Artists of color break things open in a curved, cream-walled gallery on Orchard Street.

Hannah Traore Gallery pulses with bold, stylish work saturated with color.
The interior matters. There are no sharp corners, just curves holding you in. The walls are painted in cream, not the sterile white-white galleries love. It’s intimate, but never precious.
The artists here tread urgent territory—identity, representation. Some make body casts celebrating rolls, cellulite, body hair, and scars. Others make sculptures from soil, clay, and mud, reconnecting Black bodies to the land.
The work rejects categorization. It's personal, political, corporeal.
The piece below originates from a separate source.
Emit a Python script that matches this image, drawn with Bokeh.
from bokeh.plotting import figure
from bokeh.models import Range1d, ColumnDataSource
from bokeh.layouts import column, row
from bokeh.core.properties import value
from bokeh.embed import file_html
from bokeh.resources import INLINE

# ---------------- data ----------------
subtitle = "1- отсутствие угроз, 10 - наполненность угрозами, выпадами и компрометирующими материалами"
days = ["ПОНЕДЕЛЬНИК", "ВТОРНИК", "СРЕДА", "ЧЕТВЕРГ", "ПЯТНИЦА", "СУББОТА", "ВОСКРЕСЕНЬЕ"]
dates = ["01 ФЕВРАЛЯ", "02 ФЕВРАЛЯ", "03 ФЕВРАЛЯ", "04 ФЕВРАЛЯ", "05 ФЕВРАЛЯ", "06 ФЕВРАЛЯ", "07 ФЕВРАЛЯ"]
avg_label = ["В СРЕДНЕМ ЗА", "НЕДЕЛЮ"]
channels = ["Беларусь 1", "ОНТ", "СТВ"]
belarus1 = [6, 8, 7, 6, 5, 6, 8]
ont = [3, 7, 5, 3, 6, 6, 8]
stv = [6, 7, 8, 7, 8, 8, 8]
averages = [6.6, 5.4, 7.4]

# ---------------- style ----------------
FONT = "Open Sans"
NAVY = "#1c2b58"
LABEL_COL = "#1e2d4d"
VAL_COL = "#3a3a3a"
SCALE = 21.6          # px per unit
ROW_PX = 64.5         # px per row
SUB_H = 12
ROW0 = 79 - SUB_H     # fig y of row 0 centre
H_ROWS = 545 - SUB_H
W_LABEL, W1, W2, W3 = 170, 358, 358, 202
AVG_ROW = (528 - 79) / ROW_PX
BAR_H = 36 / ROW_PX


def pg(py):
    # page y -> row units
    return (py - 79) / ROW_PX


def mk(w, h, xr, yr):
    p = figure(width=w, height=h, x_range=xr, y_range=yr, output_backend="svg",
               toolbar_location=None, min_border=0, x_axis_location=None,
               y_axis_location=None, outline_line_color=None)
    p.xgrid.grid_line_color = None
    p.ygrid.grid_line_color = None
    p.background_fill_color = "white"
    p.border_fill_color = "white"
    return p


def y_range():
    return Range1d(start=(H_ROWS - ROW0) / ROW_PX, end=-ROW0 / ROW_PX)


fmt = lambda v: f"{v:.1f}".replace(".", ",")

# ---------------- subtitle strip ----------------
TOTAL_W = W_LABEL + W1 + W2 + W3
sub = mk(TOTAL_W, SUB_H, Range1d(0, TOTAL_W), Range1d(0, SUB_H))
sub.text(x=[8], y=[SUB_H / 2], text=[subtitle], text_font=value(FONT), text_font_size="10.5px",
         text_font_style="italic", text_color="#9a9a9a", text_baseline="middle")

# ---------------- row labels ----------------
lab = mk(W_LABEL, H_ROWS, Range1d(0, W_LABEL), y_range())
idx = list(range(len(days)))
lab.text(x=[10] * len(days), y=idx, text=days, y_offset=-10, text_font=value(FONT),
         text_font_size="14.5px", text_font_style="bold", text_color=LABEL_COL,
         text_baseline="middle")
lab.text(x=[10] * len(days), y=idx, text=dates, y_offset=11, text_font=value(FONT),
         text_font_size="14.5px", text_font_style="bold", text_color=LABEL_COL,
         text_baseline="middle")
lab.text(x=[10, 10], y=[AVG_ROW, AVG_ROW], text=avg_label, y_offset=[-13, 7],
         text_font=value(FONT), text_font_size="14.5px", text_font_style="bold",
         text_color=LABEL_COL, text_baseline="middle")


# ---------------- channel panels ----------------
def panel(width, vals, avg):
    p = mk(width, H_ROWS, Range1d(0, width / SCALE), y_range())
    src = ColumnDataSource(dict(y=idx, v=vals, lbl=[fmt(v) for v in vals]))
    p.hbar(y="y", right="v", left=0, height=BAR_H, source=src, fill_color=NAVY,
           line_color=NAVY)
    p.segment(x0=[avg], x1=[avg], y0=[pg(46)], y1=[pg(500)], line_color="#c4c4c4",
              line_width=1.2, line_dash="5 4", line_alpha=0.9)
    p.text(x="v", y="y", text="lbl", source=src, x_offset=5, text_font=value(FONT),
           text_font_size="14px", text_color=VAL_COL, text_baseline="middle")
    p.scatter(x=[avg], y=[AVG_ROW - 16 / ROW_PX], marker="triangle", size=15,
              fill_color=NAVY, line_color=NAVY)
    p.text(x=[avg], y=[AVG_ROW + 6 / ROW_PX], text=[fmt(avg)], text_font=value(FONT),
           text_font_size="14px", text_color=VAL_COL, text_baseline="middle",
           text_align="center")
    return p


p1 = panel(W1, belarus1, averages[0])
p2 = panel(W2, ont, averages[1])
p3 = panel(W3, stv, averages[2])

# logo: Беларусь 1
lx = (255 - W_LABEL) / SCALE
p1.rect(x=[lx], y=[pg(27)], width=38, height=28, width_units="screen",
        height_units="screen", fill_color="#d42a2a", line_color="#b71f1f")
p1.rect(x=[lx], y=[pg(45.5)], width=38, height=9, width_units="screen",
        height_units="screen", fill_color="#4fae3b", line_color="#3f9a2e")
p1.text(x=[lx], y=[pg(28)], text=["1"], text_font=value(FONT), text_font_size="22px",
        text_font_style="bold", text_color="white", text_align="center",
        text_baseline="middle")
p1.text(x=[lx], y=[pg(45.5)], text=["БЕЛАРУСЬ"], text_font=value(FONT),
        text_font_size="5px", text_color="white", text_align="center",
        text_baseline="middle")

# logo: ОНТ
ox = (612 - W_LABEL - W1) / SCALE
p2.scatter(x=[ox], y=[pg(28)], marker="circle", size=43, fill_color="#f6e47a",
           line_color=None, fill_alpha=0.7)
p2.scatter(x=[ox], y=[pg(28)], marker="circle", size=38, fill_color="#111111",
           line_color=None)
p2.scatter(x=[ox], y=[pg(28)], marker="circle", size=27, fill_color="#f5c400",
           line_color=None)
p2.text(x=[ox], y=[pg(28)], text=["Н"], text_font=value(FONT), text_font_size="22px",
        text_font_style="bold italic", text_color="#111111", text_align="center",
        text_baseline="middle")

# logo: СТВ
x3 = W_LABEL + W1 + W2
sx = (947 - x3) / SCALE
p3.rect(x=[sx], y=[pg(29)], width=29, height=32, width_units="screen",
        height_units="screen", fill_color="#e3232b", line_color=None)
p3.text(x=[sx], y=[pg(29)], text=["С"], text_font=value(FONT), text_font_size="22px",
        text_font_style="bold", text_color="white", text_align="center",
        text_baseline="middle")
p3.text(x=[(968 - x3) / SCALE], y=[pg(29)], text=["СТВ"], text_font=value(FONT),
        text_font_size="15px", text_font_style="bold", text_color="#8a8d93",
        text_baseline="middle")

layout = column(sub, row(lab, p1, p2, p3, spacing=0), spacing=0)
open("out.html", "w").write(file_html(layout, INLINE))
It asks us to reconsider what bodies are allowed to be beautiful, what materials count as art, and whose stories get told. No apologies.
You're not observing from a distance here. You're part of the conversation with work that invites you to show up and truly reckon with what you're seeing.
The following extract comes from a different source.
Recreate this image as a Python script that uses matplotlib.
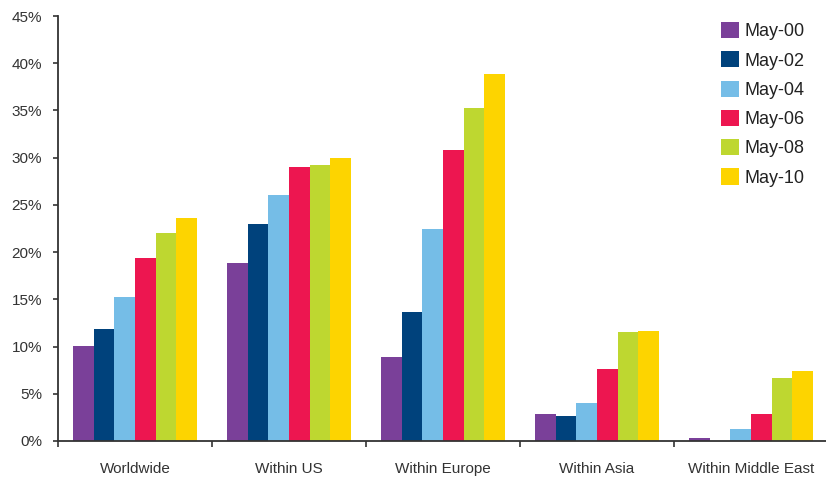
import numpy as np
import matplotlib
matplotlib.use('Agg')
import matplotlib.pyplot as plt
from matplotlib.ticker import FuncFormatter, FixedLocator

plt.rcParams['font.family'] = ['Liberation Sans', 'DejaVu Sans']

# data (percent)
categories = ['Worldwide', 'Within US', 'Within Europe', 'Within Asia', 'Within Middle East']
series = ['May-00', 'May-02', 'May-04', 'May-06', 'May-08', 'May-10']
may00 = [10.1, 18.9, 8.9, 2.9, 0.3]
may02 = [11.9, 23.0, 13.7, 2.7, 0.0]
may04 = [15.3, 26.1, 22.4, 4.0, 1.3]
may06 = [19.4, 29.0, 30.8, 7.6, 2.9]
may08 = [22.0, 29.2, 35.3, 11.5, 6.7]
may10 = [23.6, 30.0, 38.9, 11.6, 7.4]
colors = ['#7a4099', '#00427c', '#75bde7', '#ed1650', '#bed730', '#fdd400']

values = [may00, may02, may04, may06, may08, may10]

fig = plt.figure(figsize=(8.26, 4.78), dpi=100)
ax = fig.add_axes([58 / 826, 37 / 478, 770 / 826, 425 / 478])

x = np.arange(len(categories)) + 0.5
n = len(series)
group = 0.805
w = group / n
for i, (name, vals, c) in enumerate(zip(series, values, colors)):
    ax.bar(x - group / 2 + w * (i + 0.5), vals, width=w, color=c, label=name,
           linewidth=0)

ax.set_xlim(0, len(categories))
ax.set_ylim(0, 45)
ax.set_yticks(np.arange(0, 46, 5))
ax.yaxis.set_major_formatter(FuncFormatter(lambda v, p: f'{int(v)}%'))

ax.xaxis.set_major_locator(FixedLocator(np.arange(0, len(categories) + 1)))
ax.xaxis.set_major_formatter(FuncFormatter(lambda v, p: ''))
ax.xaxis.set_minor_locator(FixedLocator(x))
ax.set_xticklabels(categories, minor=True)

for s in ['top', 'right']:
    ax.spines[s].set_visible(False)
for s in ['left', 'bottom']:
    ax.spines[s].set_color('#333333')
    ax.spines[s].set_linewidth(1.3)

ax.tick_params(axis='y', direction='out', length=3.5, width=1.2, color='#333333',
               labelsize=11, labelcolor='#333333', pad=8)
ax.tick_params(axis='x', which='major', direction='out', length=4.5, width=1.2,
               color='#333333')
ax.tick_params(axis='x', which='minor', length=0, labelsize=11,
               labelcolor='#333333', pad=15)

leg = fig.legend(loc='upper left', bbox_to_anchor=(721 / 826, 1 - 22 / 478),
                 frameon=False, fontsize=13, handlelength=1.0, handleheight=1.0,
                 handletextpad=0.3, labelspacing=0.61, borderpad=0,
                 borderaxespad=0)
for t in leg.get_texts():
    t.set_color('#222222')

fig.savefig('out.png', dpi=100)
Hannah Traore founded her namesake gallery in 2022. Born in 1994 in Toronto to a Canadian Jewish mother and a Malian Muslim father, her upbringing was steeped in hybridity. She brings a distinctly warm and magnetic presence as well as a genuinely welcoming, youthful, and influencer-esque energy to the art world. Her vision? To create a platform for underrepresented artists. Especially artists of color from diverse backgrounds. She’s here to push the conversation forward, forge a community, and light the match on important conversations.